Не отвечая, кивнула.

– Кто помешает мне чуть позже заказать двойной портрет? И не Аргунову, а заезжему из Голландии мастеру?

И неожиданно заговорил о том, о чем они никогда раньше не говорили:

– Милая, ты же знаешь, как крепки узы, связавшие нас. Когда-нибудь... Постепенно... Императрица не вечна. Взойдет на престол Павел... Он мне друг... А может, и сама, тебя увидев... А если властитель не выкажет гнева, и прочие примут благосклонно...

Параша улыбнулась сквозь слезы:

– Условия прежние? Аргунову вольная, коли будет портрет хорош?

– Как скажешь, душа моя.

Была одна тема, которой она не могла затрагивать в разговорах с графом, тема больная, мучительная, требующая обдумывания и обсуждения. Как жить достойно в неволе? Как сохранять дар, посланный Богом, в обстоятельствах унизительных? Понять ее мог только тот, кто сам пережил возвышение души, низкому званию не соответствующее, – то есть Аргунов.

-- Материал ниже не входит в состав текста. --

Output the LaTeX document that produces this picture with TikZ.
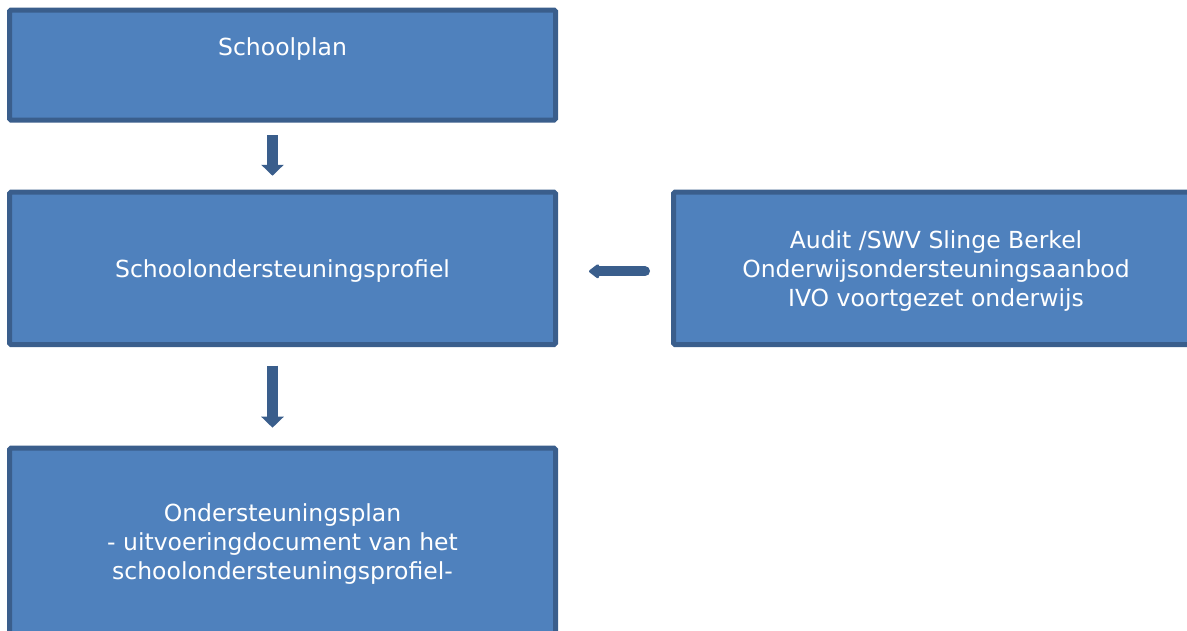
\documentclass[tikz,border=0pt]{standalone}
\usepackage{fontspec}
\setmainfont{DejaVu Sans}
\usetikzlibrary{arrows.meta,calc}
\definecolor{boxfill}{HTML}{4F81BD}
\definecolor{boxline}{HTML}{3A5E8C}
\newcommand{\omlaag}{\rule{0pt}{24pt}}
\begin{document}
\begin{tikzpicture}[x=1pt,y=-1pt,
  blok/.style={draw=boxline, fill=boxfill, line width=5pt, rounded corners=1.5pt,
    text=white, font=\fontsize{23.5}{29}\selectfont, align=center, inner sep=0pt},
  pijl/.style={draw=boxline, line width=11pt, -{Triangle[width=22pt,length=11pt]}},
  pijlklein/.style={draw=boxline, line width=10pt, line cap=round, -{Triangle[width=16pt,length=11pt,round]}}]
\useasboundingbox (0,0) rectangle (1187,630);
\clip (0,0) rectangle (1187,630);
\node[blok, minimum width=546pt, minimum height=110pt] (b1) at (282.5,65) {Schoolplan\\[7pt]\mbox{}};
\node[blok, minimum width=546pt, minimum height=152.5pt] (b2) at (282.5,268.3) {\omlaag Schoolondersteuningsprofiel};
\node[blok, minimum width=525pt, minimum height=152.5pt] (b3) at (936,268.3) {\omlaag Audit /SWV Slinge Berkel\\Onderwijsondersteuningsaanbod\\IVO voortgezet onderwijs};
\node[blok, minimum width=546pt, minimum height=187.6pt] (b4) at (282.5,542) {\rule{0pt}{22pt}Ondersteuningsplan\\- uitvoeringdocument van het\\schoolondersteuningsprofiel-};
\draw[pijl] ($(b1.south)+(-10,12.5)$) -- ($(b2.north)+(-10,-13.8)$);
\draw[pijl] ($(b2.south)+(-10,18.5)$) -- ($(b4.north)+(-10,-18)$);
\draw[pijlklein] ($(b3.west)+(-26,3)$) -- ($(b2.east)+(31,3)$);
\end{tikzpicture}
\end{document}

Пашу все еще будоражило самоубийство молодого художника Васильева. Не пьяница был, богобоязнен. Глухо говорили, что полез в петлю из-за любви. Думая о своей дальнейшей судьбе, о предстоящем расставании с любимым, Параша обычно гнала черные мысли. Грех! Смертный грех! Но невольно обдумывала и этот вариант, потому как совсем невыносимо было представить любимого рядом с иной женщиной – законной супругой. Позируя Аргунову, спросила:

– Как думаешь, Николаша, простит Господь Васильева за то, что жизнь, Богом данную, самовольно оборвал? За петлю эту страшную?

Аргунов ответил так быстро, что стало ясно: и он обо всем этом много думал:

– Бог – отец нам всем. Какой отец не простит сына своего, коли знает про его муки? А уж как Васильев страдал, как страдал! Ждал, надеялся – вот воля, протяни руку – и твоя. Когда столик наборный с планом Кускова заканчивал, Петр Борисович все хвалил его за красоту и точность. Не сомневался мастер: отпустит его барин в родную деревню, где душа-девица ждала. За невесту его там парни снова и снова сватались, время шло, а у графа новый азарт, еще одну работу приказал сделать. Не выдержал он...

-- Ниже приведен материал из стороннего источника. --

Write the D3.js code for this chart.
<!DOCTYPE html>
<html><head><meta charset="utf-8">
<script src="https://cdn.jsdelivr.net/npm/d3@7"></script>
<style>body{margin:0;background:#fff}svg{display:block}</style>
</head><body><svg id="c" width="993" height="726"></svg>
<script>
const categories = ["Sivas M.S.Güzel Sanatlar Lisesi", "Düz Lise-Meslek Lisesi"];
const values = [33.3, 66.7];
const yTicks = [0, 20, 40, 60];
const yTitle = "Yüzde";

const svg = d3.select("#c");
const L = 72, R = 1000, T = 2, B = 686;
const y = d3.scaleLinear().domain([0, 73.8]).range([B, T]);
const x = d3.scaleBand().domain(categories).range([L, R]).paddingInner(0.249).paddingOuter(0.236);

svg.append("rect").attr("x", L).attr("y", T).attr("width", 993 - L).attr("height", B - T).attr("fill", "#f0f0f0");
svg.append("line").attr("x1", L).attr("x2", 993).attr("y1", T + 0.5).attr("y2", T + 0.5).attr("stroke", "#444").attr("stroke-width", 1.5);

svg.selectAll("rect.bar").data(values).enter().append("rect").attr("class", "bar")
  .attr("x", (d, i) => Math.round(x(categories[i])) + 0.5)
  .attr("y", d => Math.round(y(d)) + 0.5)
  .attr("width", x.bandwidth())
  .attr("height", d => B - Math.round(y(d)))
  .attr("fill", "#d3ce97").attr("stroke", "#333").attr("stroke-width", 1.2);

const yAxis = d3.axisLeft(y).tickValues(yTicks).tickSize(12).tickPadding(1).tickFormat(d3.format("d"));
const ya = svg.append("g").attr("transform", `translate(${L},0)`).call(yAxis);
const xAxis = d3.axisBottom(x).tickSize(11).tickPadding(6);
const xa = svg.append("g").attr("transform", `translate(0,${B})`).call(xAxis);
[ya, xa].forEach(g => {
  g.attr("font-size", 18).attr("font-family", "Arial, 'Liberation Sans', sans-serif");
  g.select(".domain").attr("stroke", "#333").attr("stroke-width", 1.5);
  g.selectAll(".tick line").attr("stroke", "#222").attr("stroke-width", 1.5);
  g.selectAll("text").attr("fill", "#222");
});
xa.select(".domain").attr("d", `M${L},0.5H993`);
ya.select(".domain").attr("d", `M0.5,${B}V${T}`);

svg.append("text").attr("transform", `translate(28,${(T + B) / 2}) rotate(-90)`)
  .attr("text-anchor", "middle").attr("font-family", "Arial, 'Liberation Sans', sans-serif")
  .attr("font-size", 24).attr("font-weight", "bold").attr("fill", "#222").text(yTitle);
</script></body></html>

– Коленька, а как же талант? Жизнь его тем большую цену имела, что духом была освящена, верно?

– Согласен с тобой. Душу бессмертную погубить – страшный грех. А талант прикончить – грех неизбывный. Вот, скажем, тебя Господь послал в мир не только для того, чтобы здесь ты жила и радовалась, но и чтобы дивным голосом своим других возносила ввысь и радовала.

Параша не видела его лица из-за холста, но почувствовала, что сейчас свернет он и вовсе на осуждение Николая Петровича, как это обычно делал в их разговорах. Ненавязчиво, незаметно, а свернет.

Так и вышло. Издалека подошел Аргунов к молодому барину. Не о нем вел поначалу речь:

– Да есть ли тот, кому легко с Божьим даром, Парашенька? Одного губят крепостные цепи, другого зло в бараний рог сворачивает, а третьего полная воля отводит от цели.

– Да-да, я тоже об этом думала. Какой музыкант Вороблевский, а чернеет с годами душа, и музыка непрозрачна.

– А Николай Петрович, – не выдержал Аргунов, – в развлечениях теряет свое искусство, не упражняет руку.

– Ну, виолончелист он замечательный, – возразила Параша.

– Был...

И она подумала, что и впрямь молодой граф стал холоднее к любимому своему инструменту.